I accidentally ate bacon bits on my salad on Friday; I may as well order steak for dinner since I’ve already eaten meat once. That’s the logic of my money changers. I’m already a sinner, so I may as well sin big, they say. They have no concern about the guilt I will heap upon myself. Maybe not about eating meat, but definitely about the times I break one of the “big ten.”
God wants to throw the money changers out of our heads. He wants to silence the rigid elites in our hearts, too. Our hearts are His temple, and Christ died to cleanse them. “I desire mercy, not sacrifice,” he says, and the mercy starts with ourselves. There is no longer anything in the way of my turning to God whenever I need Him; nothing except my Edging God Out.
Coveting must be a pretty serious sin. It’s the subject of not one, but two commandments. That fact is worth contemplation.
What do I covet, and why? Ultimately the answer for me is comfort. I want to be comfortable and secure, and I mistakenly believe a beautifully decorated, perfectly organized home will do that. I believe the same thing of certain clothing, or even friendships and relationships. Coveting – the desire for “more” or “better,” and especially comparing myself to others and measuring myself against near-impossible perfection is not a very spiritually healthy way of life. Like the Israelites eating manna in the desert, I have everything I need, if not everything I want. The secret to happiness is contentment.

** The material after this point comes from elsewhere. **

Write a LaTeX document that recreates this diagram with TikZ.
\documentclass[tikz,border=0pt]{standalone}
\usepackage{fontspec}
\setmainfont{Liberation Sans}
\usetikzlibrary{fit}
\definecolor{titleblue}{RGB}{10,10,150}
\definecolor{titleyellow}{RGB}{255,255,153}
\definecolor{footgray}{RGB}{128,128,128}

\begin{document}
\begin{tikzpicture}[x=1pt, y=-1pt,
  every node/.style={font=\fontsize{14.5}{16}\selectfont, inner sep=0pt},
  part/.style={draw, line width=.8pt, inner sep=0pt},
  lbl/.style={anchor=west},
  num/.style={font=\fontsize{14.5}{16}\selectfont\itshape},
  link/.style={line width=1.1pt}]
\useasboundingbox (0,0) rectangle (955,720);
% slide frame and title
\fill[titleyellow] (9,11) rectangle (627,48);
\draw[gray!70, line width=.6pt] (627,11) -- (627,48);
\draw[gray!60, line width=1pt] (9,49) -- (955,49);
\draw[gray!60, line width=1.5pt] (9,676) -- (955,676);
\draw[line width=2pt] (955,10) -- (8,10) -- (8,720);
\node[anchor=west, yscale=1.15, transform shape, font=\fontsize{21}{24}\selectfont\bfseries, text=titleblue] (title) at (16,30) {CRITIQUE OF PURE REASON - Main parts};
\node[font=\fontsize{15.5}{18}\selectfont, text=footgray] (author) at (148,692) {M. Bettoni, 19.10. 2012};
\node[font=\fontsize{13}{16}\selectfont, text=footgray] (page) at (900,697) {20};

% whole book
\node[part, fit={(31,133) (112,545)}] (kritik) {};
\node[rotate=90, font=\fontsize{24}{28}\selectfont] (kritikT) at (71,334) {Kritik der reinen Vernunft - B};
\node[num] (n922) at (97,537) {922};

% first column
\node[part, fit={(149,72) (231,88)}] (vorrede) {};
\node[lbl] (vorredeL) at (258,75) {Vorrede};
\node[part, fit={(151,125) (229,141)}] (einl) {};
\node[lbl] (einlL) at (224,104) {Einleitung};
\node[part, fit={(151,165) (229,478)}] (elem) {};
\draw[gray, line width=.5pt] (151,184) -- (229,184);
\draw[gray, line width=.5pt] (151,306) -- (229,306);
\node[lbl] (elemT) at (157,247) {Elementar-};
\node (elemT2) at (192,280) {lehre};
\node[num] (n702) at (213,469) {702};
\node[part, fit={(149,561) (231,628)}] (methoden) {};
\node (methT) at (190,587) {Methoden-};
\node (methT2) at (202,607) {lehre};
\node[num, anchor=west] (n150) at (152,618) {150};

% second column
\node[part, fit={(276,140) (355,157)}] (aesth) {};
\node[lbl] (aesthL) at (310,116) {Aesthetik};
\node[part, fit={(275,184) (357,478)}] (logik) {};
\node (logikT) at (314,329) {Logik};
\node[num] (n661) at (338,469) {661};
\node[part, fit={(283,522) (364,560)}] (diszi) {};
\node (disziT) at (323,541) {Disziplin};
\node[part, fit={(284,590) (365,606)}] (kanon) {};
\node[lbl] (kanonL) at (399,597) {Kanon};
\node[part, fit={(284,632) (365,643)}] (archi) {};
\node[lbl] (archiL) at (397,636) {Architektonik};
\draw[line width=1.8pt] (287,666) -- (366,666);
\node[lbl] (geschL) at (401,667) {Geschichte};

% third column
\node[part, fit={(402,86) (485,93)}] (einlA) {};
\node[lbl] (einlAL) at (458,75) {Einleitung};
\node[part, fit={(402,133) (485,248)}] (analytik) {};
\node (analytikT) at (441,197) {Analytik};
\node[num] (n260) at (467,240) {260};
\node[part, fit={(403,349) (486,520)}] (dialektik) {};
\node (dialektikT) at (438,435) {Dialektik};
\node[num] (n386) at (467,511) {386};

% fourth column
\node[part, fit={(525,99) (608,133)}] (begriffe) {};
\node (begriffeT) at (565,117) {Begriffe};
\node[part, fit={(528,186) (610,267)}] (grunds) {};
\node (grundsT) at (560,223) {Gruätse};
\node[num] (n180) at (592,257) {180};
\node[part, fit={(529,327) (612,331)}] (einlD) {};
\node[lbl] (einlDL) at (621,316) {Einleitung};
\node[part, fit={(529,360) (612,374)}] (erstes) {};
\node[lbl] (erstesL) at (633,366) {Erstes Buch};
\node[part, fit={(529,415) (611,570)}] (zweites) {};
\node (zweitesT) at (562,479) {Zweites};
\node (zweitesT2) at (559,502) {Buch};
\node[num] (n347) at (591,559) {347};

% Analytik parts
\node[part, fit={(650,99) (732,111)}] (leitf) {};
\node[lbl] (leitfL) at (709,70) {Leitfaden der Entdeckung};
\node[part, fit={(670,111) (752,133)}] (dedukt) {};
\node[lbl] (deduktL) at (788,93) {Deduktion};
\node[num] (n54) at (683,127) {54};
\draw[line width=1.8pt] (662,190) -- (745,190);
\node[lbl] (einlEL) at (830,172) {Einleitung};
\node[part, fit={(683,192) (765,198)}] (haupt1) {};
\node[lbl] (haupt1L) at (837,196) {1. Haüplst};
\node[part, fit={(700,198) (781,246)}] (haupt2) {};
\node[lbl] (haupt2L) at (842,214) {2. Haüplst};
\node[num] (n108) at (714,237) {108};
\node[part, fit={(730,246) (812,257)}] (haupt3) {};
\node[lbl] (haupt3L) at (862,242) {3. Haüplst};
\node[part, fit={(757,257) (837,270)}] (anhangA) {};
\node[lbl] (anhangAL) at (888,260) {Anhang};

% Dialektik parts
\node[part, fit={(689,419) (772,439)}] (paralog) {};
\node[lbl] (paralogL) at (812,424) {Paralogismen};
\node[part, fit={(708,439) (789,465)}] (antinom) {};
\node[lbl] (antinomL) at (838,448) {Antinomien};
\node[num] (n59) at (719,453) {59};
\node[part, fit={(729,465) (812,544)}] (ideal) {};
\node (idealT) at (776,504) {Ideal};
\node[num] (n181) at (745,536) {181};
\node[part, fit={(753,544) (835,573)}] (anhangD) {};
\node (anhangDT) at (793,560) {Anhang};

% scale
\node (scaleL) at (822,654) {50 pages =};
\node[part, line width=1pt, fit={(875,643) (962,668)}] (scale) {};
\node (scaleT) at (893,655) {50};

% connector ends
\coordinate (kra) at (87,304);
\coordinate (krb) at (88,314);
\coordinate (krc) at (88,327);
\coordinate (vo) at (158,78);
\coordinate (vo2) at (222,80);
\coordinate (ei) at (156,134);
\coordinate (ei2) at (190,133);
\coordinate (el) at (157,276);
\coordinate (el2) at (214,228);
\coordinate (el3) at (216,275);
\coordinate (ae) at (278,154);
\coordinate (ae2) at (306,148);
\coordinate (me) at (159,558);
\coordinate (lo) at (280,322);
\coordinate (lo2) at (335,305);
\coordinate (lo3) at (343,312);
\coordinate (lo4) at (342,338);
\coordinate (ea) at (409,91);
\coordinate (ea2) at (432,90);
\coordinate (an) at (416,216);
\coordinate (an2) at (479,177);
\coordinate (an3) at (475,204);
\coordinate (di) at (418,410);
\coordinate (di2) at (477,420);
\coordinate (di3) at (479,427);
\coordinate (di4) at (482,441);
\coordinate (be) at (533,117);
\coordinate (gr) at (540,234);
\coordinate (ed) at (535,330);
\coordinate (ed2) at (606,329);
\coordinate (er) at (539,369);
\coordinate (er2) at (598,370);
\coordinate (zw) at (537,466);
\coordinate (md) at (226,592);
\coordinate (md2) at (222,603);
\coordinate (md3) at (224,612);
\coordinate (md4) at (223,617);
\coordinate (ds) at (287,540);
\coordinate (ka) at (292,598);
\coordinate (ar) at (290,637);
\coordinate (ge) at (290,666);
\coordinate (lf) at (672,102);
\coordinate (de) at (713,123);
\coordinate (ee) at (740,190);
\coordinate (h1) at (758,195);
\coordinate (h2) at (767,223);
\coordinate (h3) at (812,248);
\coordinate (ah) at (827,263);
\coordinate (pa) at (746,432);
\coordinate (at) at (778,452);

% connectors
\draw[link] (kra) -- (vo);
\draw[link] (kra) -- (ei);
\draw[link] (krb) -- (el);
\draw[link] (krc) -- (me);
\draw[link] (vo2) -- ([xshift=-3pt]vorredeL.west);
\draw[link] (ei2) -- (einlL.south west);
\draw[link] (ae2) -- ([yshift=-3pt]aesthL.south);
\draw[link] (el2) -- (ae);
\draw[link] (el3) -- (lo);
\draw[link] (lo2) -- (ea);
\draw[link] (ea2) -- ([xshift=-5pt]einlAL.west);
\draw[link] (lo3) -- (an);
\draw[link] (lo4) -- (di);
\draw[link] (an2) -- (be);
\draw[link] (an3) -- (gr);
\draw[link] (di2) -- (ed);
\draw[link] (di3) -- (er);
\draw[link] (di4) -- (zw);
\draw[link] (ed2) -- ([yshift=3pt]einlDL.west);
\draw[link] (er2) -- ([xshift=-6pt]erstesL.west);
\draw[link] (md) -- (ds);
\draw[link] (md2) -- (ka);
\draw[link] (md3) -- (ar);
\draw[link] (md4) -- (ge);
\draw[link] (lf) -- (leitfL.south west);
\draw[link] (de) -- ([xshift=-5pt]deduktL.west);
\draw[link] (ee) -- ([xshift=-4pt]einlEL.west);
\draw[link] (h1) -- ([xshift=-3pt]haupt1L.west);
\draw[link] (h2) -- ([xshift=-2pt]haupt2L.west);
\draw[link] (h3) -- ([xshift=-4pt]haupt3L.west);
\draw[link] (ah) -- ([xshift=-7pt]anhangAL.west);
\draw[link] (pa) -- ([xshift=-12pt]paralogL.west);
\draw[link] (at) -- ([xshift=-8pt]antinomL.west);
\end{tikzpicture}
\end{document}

Many of the tricks, like making my bed daily, keeping a gratitude journal, and displaying sentimental items, are things I do regularly to keep myself from coveting. The final item on the list is connecting with something greater than yourself. I certainly didn’t expect that from a “home decor” blog. It’s a return to the first Commandment – remember who is God, or at the very least, who is not God. It’s a good reminder whenever I struggle with one of the “big ten.”